Jeannette Kozloff of Hewitt Associates Inc., Lincolnshire, Ill., also has suggested that officials need to define the word.

The Internal Revenue Service (IRS) uses a definition that includes adopted children, stepchildren, individuals placed with an employee for adoption, and foster children, Kozloff says.

"It is unclear whether a plan that prior to the law voluntarily covered individuals, such as nieces and nephews…would have to now cover those individuals to age 26," Kozloff says. "Further, it is unclear whether a plan that prior to the law did not provide coverage to certain children, such as legally placed foster children, will now have to extend coverage to these individuals."

Kozloff and other commenters suggested that a poorly written definition of the word "child" could keep employers from providing dependent coverage for children that they now cover and want to continue to cover.

The new PPACA dependent coverage access rules will require plans that offer dependent coverage to make access available to children of insureds up to age 26 even if the children do not live with the adult insureds, are not students and are not dependents of the adult insureds for tax purposes.

The Labor Department should use the definition of child that the IRS uses, and it should clarify that a plan can still provide some access to coverage for other types of children without necessarily providing the same level of access provided to children who qualify as being children under the IRS rules, Kozloff says.

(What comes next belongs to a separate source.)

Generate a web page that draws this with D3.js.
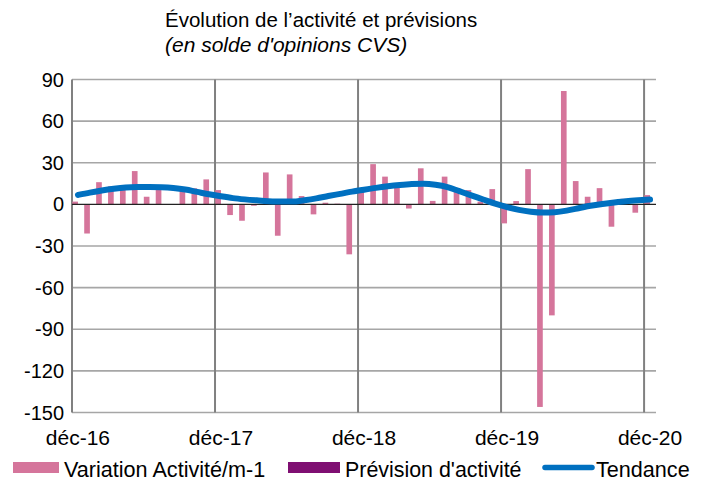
<!DOCTYPE html>
<html><head><meta charset="utf-8">
<script src="https://cdn.jsdelivr.net/npm/d3@7/dist/d3.min.js"></script>
<style>
body{margin:0;background:#fff;}
svg{display:block;font-family:"Liberation Sans",Arial,sans-serif;}
</style></head><body>
<svg id="c" width="711" height="486"></svg>
<script>
const months = ["déc-16","janv-17","févr-17","mars-17","avr-17","mai-17","juin-17","juil-17","août-17","sept-17","oct-17","nov-17",
"déc-17","janv-18","févr-18","mars-18","avr-18","mai-18","juin-18","juil-18","août-18","sept-18","oct-18","nov-18",
"déc-18","janv-19","févr-19","mars-19","avr-19","mai-19","juin-19","juil-19","août-19","sept-19","oct-19","nov-19",
"déc-19","janv-20","févr-20","mars-20","avr-20","mai-20","juin-20","juil-20","août-20","sept-20","oct-20","nov-20","déc-20"];
const variation = [2,-21,16,13,12.5,24,5.5,10.5,0,12.5,11.6,18,
10.3,-7.7,-11.8,-1,23,-22.6,21.6,6,-7.2,1.2,0.5,-36,
9,29,20,13,-3,26,2.5,20,9,10.3,2,11,
-13.7,2.4,25.4,-146,-80,81.7,16.8,5.5,11.7,-16.1,4,-6,6.7];
const prevision = months.map(() => null);
const tendance = [6.8,8.5,10,11.2,12.1,12.5,12.6,12.4,11.8,10.7,9,7.3,
5.8,4.5,3.6,2.9,2.3,2,2,3,4.3,6,7.6,9.2,
10.6,11.9,13,13.9,14.6,14.9,14.2,12.5,9.5,6.5,3.5,0.5,
-2,-4,-5.3,-5.9,-5.6,-4.5,-2.8,-1,0.3,1.3,2.2,2.9,3.5];
const yTicks = [90,60,30,0,-30,-60,-90,-120,-150];
const xTickLabels = ["déc-16","déc-17","déc-18","déc-19","déc-20"];
const seriesNames = ["Variation Activité/m-1","Prévision d'activité","Tendance"];
const colors = ["#D5759B","#7F0F72","#0070C0"];

const svg = d3.select("#c");
const L = 72, R = 656, T = 79.5, B = 412.5;
const x = d3.scaleBand().domain(months).range([L, R]).paddingInner(0).paddingOuter(0);
const y = d3.scaleLinear().domain([-150, 90]).range([B, T]);

// horizontal gridlines
svg.append("g").selectAll("line").data(yTicks).join("line")
  .attr("x1", L).attr("x2", R).attr("y1", d => y(d)).attr("y2", d => y(d))
  .attr("stroke", d => d === 0 ? "none" : "#a6a6a6").attr("stroke-width", 1.6);

// vertical gridlines at year boundaries
svg.append("g").selectAll("line").data(xTickLabels).join("line")
  .attr("x1", d => x(d)).attr("x2", d => x(d)).attr("y1", T).attr("y2", B)
  .attr("stroke", "#808080").attr("stroke-width", 2);

// bars
svg.append("g").selectAll("rect").data(variation.map((v,i)=>({m:months[i],v}))).join("rect")
  .attr("x", d => x(d.m) + 0.3)
  .attr("width", x.bandwidth()/2 - 0.3)
  .attr("y", d => y(Math.max(0, d.v)))
  .attr("height", d => Math.abs(y(d.v) - y(0)))
  .attr("fill", colors[0]);
svg.append("g").selectAll("rect").data(prevision.map((v,i)=>({m:months[i],v})).filter(d=>d.v!=null)).join("rect")
  .attr("x", d => x(d.m) + x.bandwidth()/2)
  .attr("width", x.bandwidth()/2)
  .attr("y", d => y(Math.max(0, d.v)))
  .attr("height", d => Math.abs(y(d.v) - y(0)))
  .attr("fill", colors[1]);

// zero line
svg.append("line").attr("x1", L).attr("x2", R).attr("y1", y(0)).attr("y2", y(0))
  .attr("stroke", "#222").attr("stroke-width", 1.2);

// trend line
const line = d3.line().x((d,i) => x(months[i]) + x.bandwidth()/2).y(d => y(d)).curve(d3.curveMonotoneX);
svg.append("path").datum(tendance).attr("d", line)
  .attr("fill", "none").attr("stroke", colors[2]).attr("stroke-width", 6)
  .attr("stroke-linecap", "round").attr("stroke-linejoin", "round");

// y axis labels
svg.append("g").selectAll("text").data(yTicks).join("text")
  .attr("x", 64).attr("y", d => y(d) + 7).attr("text-anchor", "end")
  .attr("font-size", 20).attr("fill", "#000").text(d => d);

// x axis labels
svg.append("g").selectAll("text").data(xTickLabels).join("text")
  .attr("x", d => x(d) + x.bandwidth()/2).attr("y", 445).attr("text-anchor", "middle")
  .attr("font-size", 21).attr("fill", "#000").text(d => d);

// title
svg.append("text").attr("x", 165).attr("y", 27).attr("font-size", 20.5).text("Évolution de l’activité et prévisions");
svg.append("text").attr("x", 165).attr("y", 52).attr("font-size", 21).attr("font-style", "italic").text("(en solde d'opinions CVS)");

// legend
const lg = svg.append("g");
lg.append("rect").attr("x", 13).attr("y", 462).attr("width", 46).attr("height", 11).attr("fill", colors[0]);
lg.append("text").attr("x", 64).attr("y", 477).attr("font-size", 21.6).text(seriesNames[0]);
lg.append("rect").attr("x", 288).attr("y", 462).attr("width", 52).attr("height", 11).attr("fill", colors[1]);
lg.append("text").attr("x", 345).attr("y", 477).attr("font-size", 21.4).text(seriesNames[1]);
lg.append("line").attr("x1", 545).attr("x2", 592).attr("y1", 467.5).attr("y2", 467.5)
  .attr("stroke", colors[2]).attr("stroke-width", 5.5).attr("stroke-linecap", "round");
lg.append("text").attr("x", 596).attr("y", 477).attr("font-size", 21.6).text(seriesNames[2]);
</script></body></html>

Justine Handelman, who has written to EBSA on behalf of the Blue Cross Blue Shield Association, Chicago, says plans deciding whether to cover young nieces, young nephews and other children who are not IRS "qualified children" should be able to come up with their own rules for screening those additional types of children. When deciding whether to cover a niece or nephew, for example, the plan should be able to consider extra factors, such as whether the niece or nephew of the adult insured for tax purposes.

Anne Lennan, a vice president at the Society of Professional Benefit Plan Administrators, Chevy Chase, Md. notes that some plans have been offering dependent coverage to grandchildren who live with adult insureds.

"If a group health plan voluntarily decides to cover grandchildren, may the plan impose eligibility thresholds that are prohibited for other children (i.e., age requirements, financial dependency, residency, etc.)?" Lennan asks. "May the benefits for grandchildren be less than the benefits for other children?"